Central Bank Dollar Over-Exposure—Good for Gold, Bad for Dollar?
Source: Mineweb, Rhona O'Connell (7/30/09)
". . .potential erosion in global dollar confidence. . .almost always leads to increased willingness to invest in gold"
This is, in principle, good for gold, not because it implies an outright reweighting towards gold in major nations' foreign exchange holdings, but because potential erosion in global dollar confidence and reluctance to retain dollar exposure almost always leads to increased willingness to invest in gold as a hedge against the dollar, risk and uncertainty.
In June 2008, the U.S.' total foreign liabilities to the official sector amounted to $1.7 trillion, with Japan the largest holder at 36% of total and China holding 36%. The current pecking order is China with 35% of total, followed by Japan (30%), the UK (7%), Brazil (5%) and Russia (5%) with the five between them accounting for 83% of total.
Chinese politicians and bankers have regularly expressed concern over dollar-heavy exposure and have espoused an increased role for the SDR in the international system. The trigger may be in 2011 when the voting powers of the IMF members are up for adjustment and there is a widespread push for the new voting tariffs more accurately to reflect international economic power.
None of this necessarily signifies a major tonnage shift towards gold; it may herald a fresh shift in sentiment regarding the dollar's role in the system. This is almost bound to lead to gold sustaining a yet higher profile, if only in the debate about reserve currencies and their relative merits.
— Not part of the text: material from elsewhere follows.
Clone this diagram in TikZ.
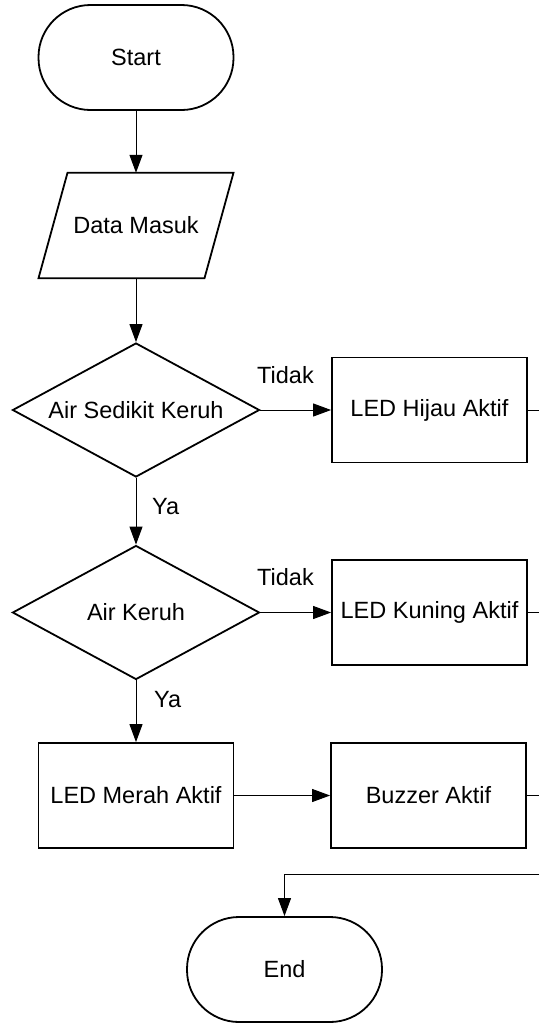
\documentclass[tikz,border=0pt]{standalone}
\usepackage{fontspec}
\setmainfont{Liberation Sans}
\usetikzlibrary{shapes.geometric,arrows.meta}
\begin{document}
\begin{tikzpicture}[x=1pt,y=-1pt,
  every node/.style={font=\fontsize{23.5}{28}\selectfont},
  terminal/.style={draw,line width=1.8pt,rectangle,rounded corners=52pt,minimum width=195pt,minimum height=105pt,inner sep=0pt},
  procbox/.style={draw,line width=1.8pt,rectangle,minimum width=195pt,minimum height=105pt,inner sep=0pt},
  iobox/.style={minimum width=195pt,minimum height=105pt,inner sep=0pt},
  decision/.style={draw,line width=1.8pt,diamond,aspect=1.84,minimum width=247pt,minimum height=134pt,inner sep=0pt},
  conn/.style={line width=1pt,-{Triangle[length=18pt,width=13pt]}},
  plainline/.style={line width=1pt},
  lbl/.style={anchor=west,inner sep=0pt}
]
\useasboundingbox (0,0) rectangle (539,1023);
\node[terminal] (start) at (136,57.5) {Start};
\node[iobox] (data) at (136,225.5) {Data Masuk};
\draw[line width=1.8pt,line join=miter] ([xshift=-68.5pt]data.north) -- ([xshift=97.5pt]data.north) -- ([xshift=68.5pt]data.south) -- ([xshift=-97.5pt]data.south) -- cycle;
\node[decision] (d1) at (136,410) {Air Sedikit Keruh};
\node[procbox] (hijau) at (429.5,410) {LED Hijau Aktif};
\node[decision] (d2) at (136,612.5) {Air Keruh};
\node[procbox] (kuning) at (429.5,612.5) {LED Kuning Aktif};
\node[procbox] (merah) at (136,795.5) {LED Merah Aktif};
\node[procbox] (buzzer) at (428.5,795.5) {Buzzer Aktif};
\node[terminal] (end) at (284.5,969.5) {End};

\coordinate (e1) at (539,410);
\coordinate (e2) at (539,612.5);
\coordinate (e3) at (539,795.5);
\coordinate (e4) at (539,874);

\draw[conn] (start.south) -- (data.north);
\draw[conn] (data.south) -- (d1.north);
\draw[conn] (d1.east) -- (hijau.west);
\draw[conn] (d1.south) -- (d2.north);
\draw[conn] (d2.east) -- (kuning.west);
\draw[conn] (d2.south) -- (merah.north);
\draw[conn] (merah.east) -- (buzzer.west);
\draw[plainline] (hijau.east) -- (e1);
\draw[plainline] (kuning.east) -- (e2);
\draw[plainline] (buzzer.east) -- (e3);
\draw[conn] (e4) -| (end.north);

\node[lbl] (t1) at (257,375) {Tidak};
\node[lbl] (y1) at (152,507) {Ya};
\node[lbl] (t2) at (257,577) {Tidak};
\node[lbl] (y2) at (154,700) {Ya};
\end{tikzpicture}
\end{document}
Meanwhile the IMF is discussing the likely mechanics of the sale of those much-discussed 403.3 tonnes of gold that it is proposing to sell to aid the international funding process. The vote is likely to be taken in September, but with the new Central Bank Gold Agreement also under negotiation and due for implementation on 27th September this year, the logistics are likely to be decided before then.